A prática pode interferir em questões orçamentárias e financeiras da União, além de colocar em risco a rastreabilidade e a transparência dos valores.
O TCU alega que o aporte de R$ 6 bilhões não estava previsto no Orçamento de 2024 e, portanto, teria sido feito “à margem das regras fiscais vigentes”, como o novo arcabouço fiscal e a LRF (Lei de Responsabilidade Fiscal).
O que dizem o MEC e a AGU
Em dezembro, quando a área técnica defendeu o bloqueio, o Ministério da Educação informou ao R7 que “todos os aportes feitos para o programa foram aprovados pelo Congresso Nacional e cumpriram as normas orçamentárias vigentes. O governo prestou os esclarecimentos preliminares que foram solicitados pelo TCU e, tempestivamente, irá complementar informações”.

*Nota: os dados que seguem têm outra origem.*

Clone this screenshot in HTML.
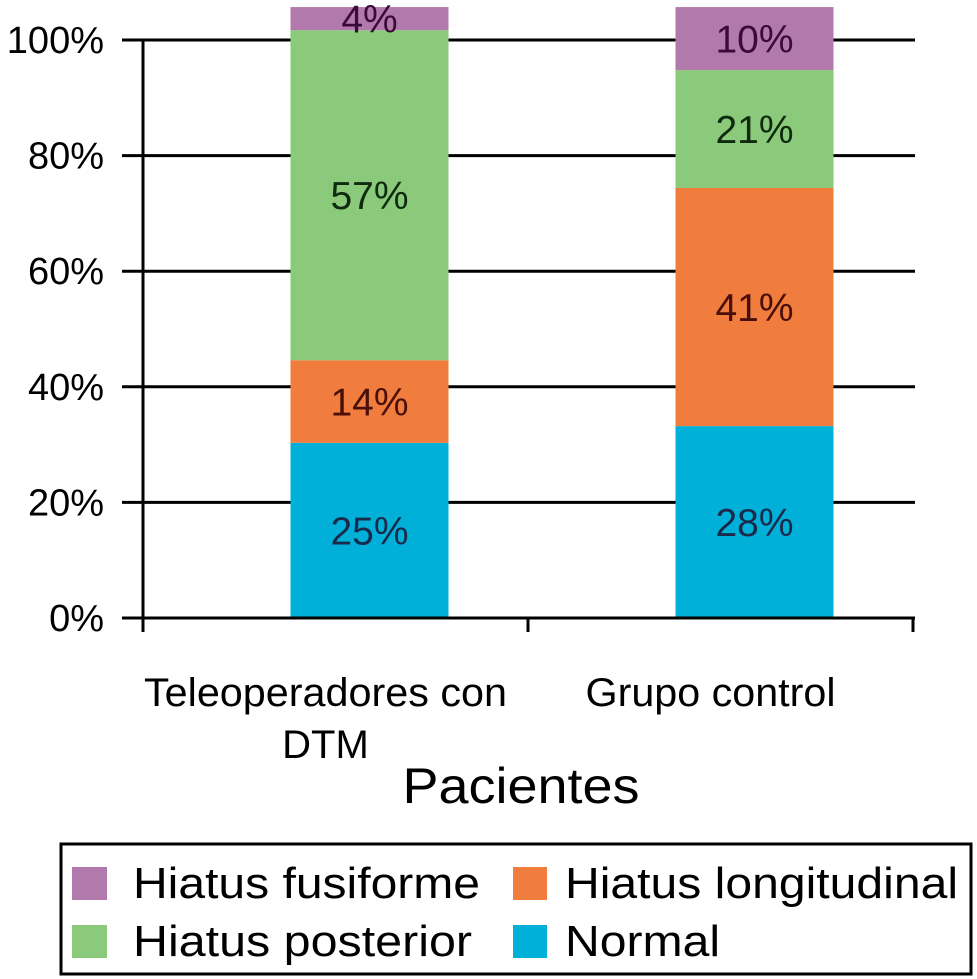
<!DOCTYPE html>
<html><head><meta charset="utf-8"><style>
html,body{margin:0;padding:0;background:#fff}
svg{display:block;font-family:"Liberation Sans",Arial,sans-serif}
</style></head><body>
<svg id="chart" width="977" height="979" viewBox="0 0 977 979">
<g id="grid"></g>
<g id="bars"></g>
<g id="axes"></g>
<text x="521" y="803" text-anchor="middle" font-size="50" textLength="237" lengthAdjust="spacingAndGlyphs" fill="#000">Pacientes</text>
<g>
<rect x="61" y="844" width="910" height="130" fill="none" stroke="#000" stroke-width="3"/>
<rect x="72" y="867" width="35" height="33" fill="#b27aac"/>
<text x="133" y="898" font-size="44" textLength="347" lengthAdjust="spacingAndGlyphs">Hiatus fusiforme</text>
<rect x="513" y="867" width="34" height="33" fill="#f07c3e"/>
<text x="565" y="898" font-size="44" textLength="393" lengthAdjust="spacingAndGlyphs">Hiatus longitudinal</text>
<rect x="72" y="925" width="35" height="33" fill="#8aca7a"/>
<text x="133" y="956" font-size="44" textLength="339" lengthAdjust="spacingAndGlyphs">Hiatus posterior</text>
<rect x="513" y="925" width="34" height="33" fill="#00b0d8"/>
<text x="565" y="956" font-size="44" textLength="155" lengthAdjust="spacingAndGlyphs">Normal</text>
</g>
</svg>
<script>
const categories = ["Teleoperadores con|DTM", "Grupo control"];
const normalHeights = [30.3, 33.2];
const longitudinalHeights = [14.3, 41.2];
const posteriorHeights = [57.1, 20.4];
const fusiformeHeights = [4.0, 10.9];
const normalLabels = ["25%", "28%"];
const longitudinalLabels = ["14%", "41%"];
const posteriorLabels = ["57%", "21%"];
const fusiformeLabels = ["4%", "10%"];
const yTicks = [0, 20, 40, 60, 80, 100];
const yTickLabels = ["0%", "20%", "40%", "60%", "80%", "100%"];

const NS = "http://www.w3.org/2000/svg";
const y0 = 618, pxPer = 5.78;
const yScale = v => y0 - v * pxPer;
const xLeft = 143, xRight = 913;
const band = (xRight - xLeft) / categories.length;
const xCenter = i => xLeft + band * (i + 0.5);
const barOffset = 34;
const barW = 158;
function mk(tag, attrs, parent){const e=document.createElementNS(NS,tag);for(const k in attrs)e.setAttribute(k,attrs[k]);parent.appendChild(e);return e;}
const grid=document.getElementById('grid'), bars=document.getElementById('bars'), axes=document.getElementById('axes');

yTicks.forEach((t,i)=>{
  const y=yScale(t);
  const l=mk('line',{x1:122,x2:915,y1:y,y2:y,stroke:'#000','stroke-width':3},grid);
  
  
  const tx=mk('text',{x:104,y:y+13,'text-anchor':'end','font-size':38},axes);
  tx.textContent=yTickLabels[i];
  
  
});

const series=[
  {h:normalHeights,lab:normalLabels,fill:'#00b0d8',tc:'#1a2a4a',name:'normal'},
  {h:longitudinalHeights,lab:longitudinalLabels,fill:'#f07c3e',tc:'#4a0f0a',name:'longitudinal'},
  {h:posteriorHeights,lab:posteriorLabels,fill:'#8aca7a',tc:'#0f2a0f',name:'posterior'},
  {h:fusiformeHeights,lab:fusiformeLabels,fill:'#b27aac',tc:'#3a0a3a',name:'fusiforme'}
];
categories.forEach((c,i)=>{
  let base=0;
  const bx=xCenter(i)+barOffset;
  series.forEach(s=>{
    const top=base+s.h[i];
    const yt=yScale(top), yb=yScale(base);
    const r=mk('rect',{x:bx-barW/2,y:yt,width:barW,height:yb-yt,fill:s.fill},bars);
    
    
    const yc=Math.max((yt+yb)/2, yt+8);
    const t=mk('text',{x:bx,y:yc+14,'text-anchor':'middle','font-size':39,fill:s.tc},bars);
    t.textContent=s.lab[i];
    
    
    base=top;
  });
  const lines=c.split('|');
  lines.forEach((ln,k)=>{
    const t=mk('text',{x:xCenter(i)-10,y:706+k*52,'text-anchor':'middle','font-size':40},axes);
    t.textContent=ln;
    if(ln.length>10){t.setAttribute('textLength', ln.length>15?363:250);t.setAttribute('lengthAdjust','spacingAndGlyphs');}
    
    
  });
});
const ya=mk('line',{x1:xLeft,x2:xLeft,y1:yScale(100)-1,y2:632,stroke:'#000','stroke-width':3},axes);


const xa=mk('line',{x1:122,x2:915,y1:y0,y2:y0,stroke:'#000','stroke-width':3},axes);


for(let k=0;k<=categories.length;k++){
  const x=xLeft+band*k;
  const tk=mk('line',{x1:x,x2:x,y1:y0,y2:632,stroke:'#000','stroke-width':3},axes);
  
  
}
</script>
</body></html>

No processo, em resposta à área técnica do TCU, a AGU alegou que o Fipem é um fundo privado e que, portanto, não pode ser incluído na contagem das contas públicas. A advocacia-geral defendeu a tese de que recursos privados não passam a ser públicos apenas por serem aplicados em políticas públicas.

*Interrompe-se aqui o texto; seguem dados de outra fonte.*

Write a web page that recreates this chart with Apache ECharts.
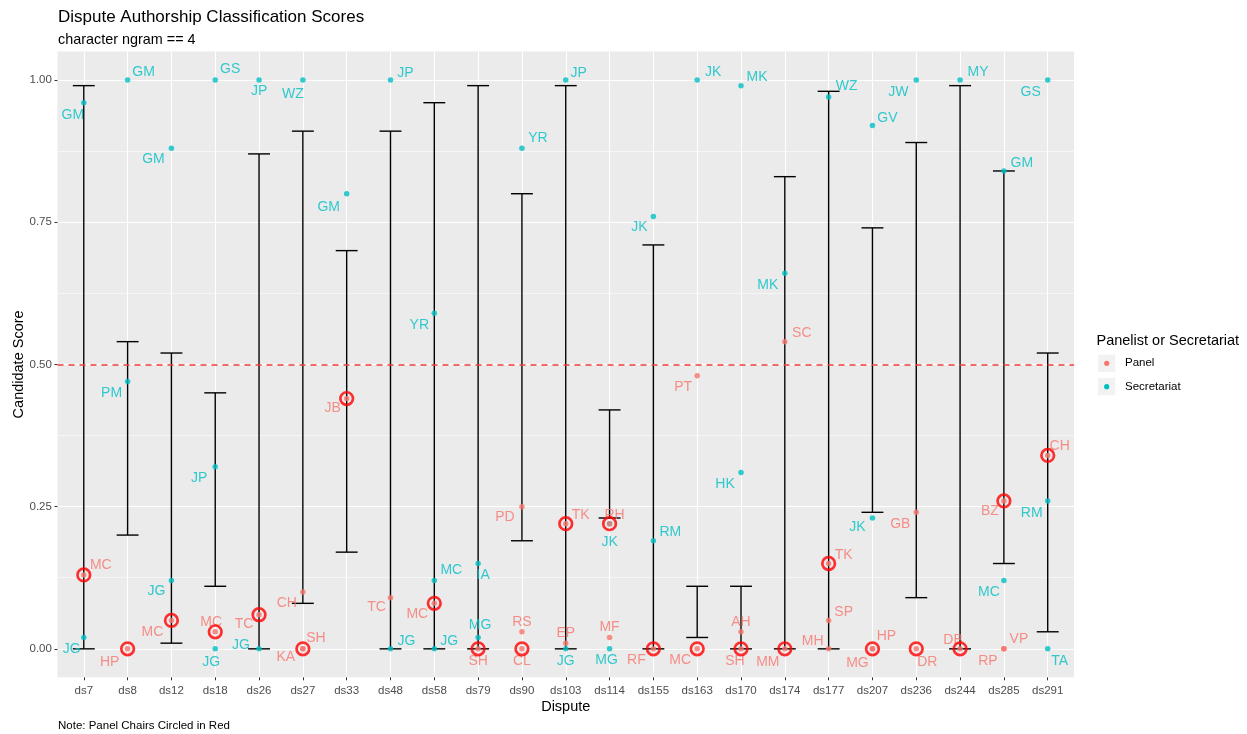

A AGU também argumentou que a União é apenas um dos participantes do Fipem — “há cotistas além da União atualmente, e a lei prevê a possibilidade de expansão deste quadro de cotistas”. “Arrastar o patrimônio privado de um fundo e de seus cotistas para o seio do orçamento da União é violar os alicerces da Constituição e perpetrar um confisco que não apenas afronta a legalidade, mas aniquila a legítima autonomia do que é privado”, acrescentou.
O órgão apresentou, ainda, a possibilidade desse entendimento influenciar o modelo atual de outras políticas públicas.